E ao contrário de outras tecnologias avançadas, que parecem estar talhadas para os países com economias desenvolvidas, a realidade mista vai ser muito mais abrangente. “Isto vai ter um impacto crítico nos países em desenvolvimento, porque antes precisávamos de comprar todos os dispositivos e agora vamos ter um dispositivo, de realidade mista, que vai ter todos juntos”.
Mar Gonzalez Franco acredita que “quando as pessoas realmente testarem estes sistemas vão adorar”, ainda para mais se nessa altura as investigações que está a fazer já estiverem a ser integradas em produtos de consumo. As sensações hápticas podem mudar por completo a interação entre humanos e o mundo digital.
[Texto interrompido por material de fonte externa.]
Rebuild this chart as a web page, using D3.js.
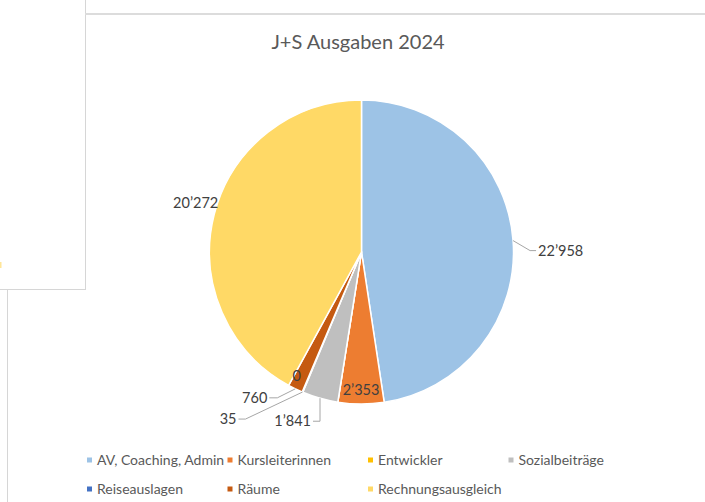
<!DOCTYPE html>
<html>
<head>
<meta charset="utf-8">
<script src="https://cdn.jsdelivr.net/npm/d3@7"></script>
<style>
  body { margin: 0; background: #fff; }
  svg { display: block; font-family: Lato, "Liberation Sans", sans-serif; }
</style>
</head>
<body>
<svg id="chart" width="705" height="502"></svg>
<script>
// chart data
var categories = ["AV, Coaching, Admin", "Kursleiterinnen", "Entwickler", "Sozialbeiträge",
                  "Reiseauslagen", "Räume", "Rechnungsausgleich"];
var values = [22958, 2353, 0, 1841, 35, 760, 20272];
var colors = ["#9DC3E6", "#ED7D31", "#FFC000", "#BFBFBF", "#4472C4", "#C55A11", "#FFD966"];
var title = "J+S Ausgaben 2024";

// where each data label goes, relative to the slice's outer mid point
var labelPlacement = [
    {leader: true, ex: 17, ey: 10, hx: 6},
    {inside: 0.91},
    {dx: -41, dy: -26},
    {leader: true, ex: 0, ey: 23, hx: -7},
    {leader: true, ex: -57, ey: 27, hx: -7},
    {leader: true, ex: -18, ey: 9, hx: -8},
    {dx: 4, dy: -11, anchor: "end"}
];

var svg = d3.select("#chart");
var cx = 361.5, cy = 252, radius = 152;

// bits of the spreadsheet around the chart
var frame = svg.append("g").attr("stroke", "#d6d6d6").attr("fill", "none");
frame.append("line").attr("x1", 85.5).attr("y1", 0).attr("x2", 85.5).attr("y2", 290);
frame.append("line").attr("x1", 0).attr("y1", 289.5).attr("x2", 86).attr("y2", 289.5);
frame.append("line").attr("x1", 85).attr("y1", 14).attr("x2", 705).attr("y2", 14)
    .attr("stroke-width", 2).attr("stroke", "#dcdcdc");
frame.append("line").attr("x1", 7.5).attr("y1", 290).attr("x2", 7.5).attr("y2", 502);
svg.append("rect").attr("x", 0).attr("y", 262).attr("width", 1.5).attr("height", 6).attr("fill", "#ffe699");

svg.append("text")
    .attr("x", 358)
    .attr("y", 49)
    .attr("text-anchor", "middle")
    .attr("font-size", 20)
    .attr("fill", "#595959")
    .text(title);

var color = d3.scaleOrdinal().domain(categories).range(colors);
var fmt = d3.formatLocale({decimal: ".", thousands: "\u2019", grouping: [3], currency: ["", ""]}).format(",d");

var pie = d3.pie().sort(null).value(function (d) { return d.value; });
var data = categories.map(function (c, i) { return {name: c, value: values[i], place: labelPlacement[i]}; });
var arcs = pie(data);
var arc = d3.arc().innerRadius(0).outerRadius(radius);

var g = svg.append("g").attr("transform", "translate(" + cx + "," + cy + ")");

g.selectAll("path.slice")
    .data(arcs)
    .enter()
    .append("path")
    .attr("class", "slice")
    .attr("d", arc)
    .attr("fill", function (d) { return color(d.data.name); })
    .attr("stroke", "#fff")
    .attr("stroke-width", 1.5)
    .attr("stroke-linejoin", "round");

// outer point at the middle angle of a slice
function outerPoint(d, r) {
    var a = (d.startAngle + d.endAngle) / 2;
    return [Math.sin(a) * r, -Math.cos(a) * r];
}

var labels = g.append("g");
arcs.forEach(function (d) {
    var p = d.data.place;
    var o = outerPoint(d, radius);
    var tx, ty, anchor;
    if (p.inside) {
        var q = outerPoint(d, radius * p.inside);
        tx = q[0]; ty = q[1]; anchor = "middle";
    } else if (p.leader) {
        var elbow = [o[0] + p.ex, o[1] + p.ey];
        var end = [elbow[0] + p.hx, elbow[1]];
        labels.append("path")
            .attr("d", d3.line()([o, elbow, end]))
            .attr("fill", "none")
            .attr("stroke", "#a6a6a6")
            .attr("stroke-width", 1);
        tx = end[0] + (p.hx > 0 ? 2 : -2);
        ty = end[1];
        anchor = p.hx > 0 ? "start" : "end";
    } else {
        tx = o[0] + p.dx; ty = o[1] + p.dy; anchor = p.anchor || "middle";
    }
    labels.append("text")
        .attr("x", tx)
        .attr("y", ty)
        .attr("dy", "0.35em")
        .attr("text-anchor", anchor)
        .attr("font-size", 14.5)
        .attr("fill", "#404040")
        .text(fmt(d.data.value));
});

// legend, four per row
var legend = svg.append("g")
    .selectAll("g")
    .data(categories)
    .enter()
    .append("g")
    .attr("transform", function (d, i) {
        return "translate(" + (87 + (i % 4) * 140.5) + "," + (460 + Math.floor(i / 4) * 29) + ")";
    });
legend.append("rect")
    .attr("x", 0).attr("y", -2.5)
    .attr("width", 5).attr("height", 5)
    .attr("fill", function (d) { return color(d); });
legend.append("text")
    .attr("x", 10)
    .attr("dy", "0.35em")
    .attr("font-size", 14)
    .attr("fill", "#595959")
    .text(function (d) { return d; });
</script>
</body>
</html>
A tecnologia háptica permite recriar sensações através de vibrações. O sistema em si não é novo: a Apple usou-o quando descartou o botão físico do iPhone por um botão estático e a Nintendo também utiliza um sistema robusto de vibração nos comandos da consola Switch para simular objetos.
O que a Microsoft pretende é ir um passo mais além. “As sensações hápticas dão esta ilusão de toque. A minha mais recente investigação sobre tecnologias hápticas foi mais precisamente sobre tocar em coisas que não estão lá, sobre como podemos gerar o vale da estranheza das sensações hápticas”, conta-nos a neurocientista.
O vale da estranheza (uncanny valley em inglês) acontece quando há uma tentativa quase perfeita de replicar uma sensação ou comportamento humano, mas que acaba por ter algo que ajuda a perceber que não é verdadeiro, criando um sentimento de afastamento.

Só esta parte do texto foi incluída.